Ира начинает рассказывать о необычных случаях при родах, а Яков Михайлович с обожанием глядит  на дочку и подсказывает ей пропущенные эпизоды, видимо не в первый раз слушая эти истории.
Я смотрела на постаревшего Якова Михайловича и повзрослевшую Иру и поражалась их внешнему несходству. Он располнел, стал меньше ростом, румяные щёчки ещё больше округлились, но всё также сверкали живые чёрные глаза и черными оставались волосы, обрамляющие лысину. Ира- ширококостная, русоволосая с грубоватыми чертами лица и угреватой кожей, с небольшими серыми глазками под едва намеченными бровями, на голову переросла отца.
Дома, передавая бабушке «низкий поклон» от Якова Михайловича и «привет» от Иры, я упомянула о бросающемся  в глаза их несходстве и узнала чужую тайну. Наступило время раскрытия секретов и тайн- как государственных, так и семейных. Шла «оттепель».
Оказалось, что Ира не родная «Яшина» дочь. Они с Анной Ивановной осенью 1935 года ездили в отпуск на Украину и привезли оттуда младенца-девочку, которую удочерили-своих детей у них не было. Мать девочки умерла при родах.
По бабушкиным словам:
-После голодухи ослабла.
Я переспросила:
-Какой голодухи?
-О, Господи, -вздохнула бабушка и продолжила:
-Отец, сказали: «где-то сгинул, может в тюрьме пропал».

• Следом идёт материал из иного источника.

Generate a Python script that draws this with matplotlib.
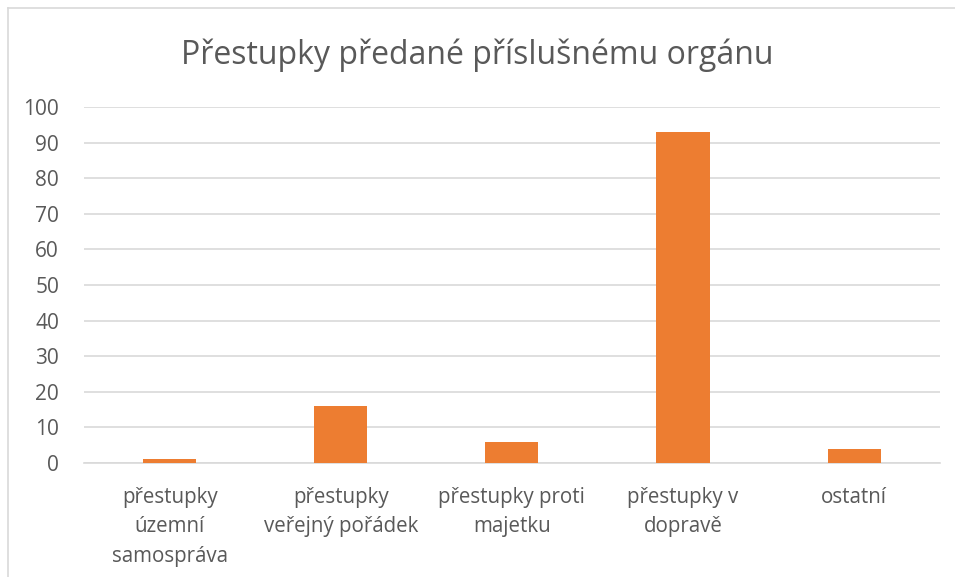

Мои родные берегли тайну Каплицких и от соседей по дому и от нас, детей. Узнала ли Ира о своей тайне- не знаю, а я узнала о своей незадолго до знаменитого доклада Хрущева.
Непрерывные хлопоты моих родителей увенчались успехом, и в 55–ом году папа получил справку, свидетельствовавшую, что он не является  и никогда не являлся врагом народа и вредителем, что «тройка» осудила его бездоказательно и что лучшие годы жизни от 25-до 43-х лет он провёл невиновным в лагерях и ссылке.
Я удивлялась своей доверчивости и недогадливости,  вспоминая последний день в четвёртом классе и пропущенные мимо ушей Иркины слова, а ведь:
-Нет дыма без огня,-говаривала бабушка.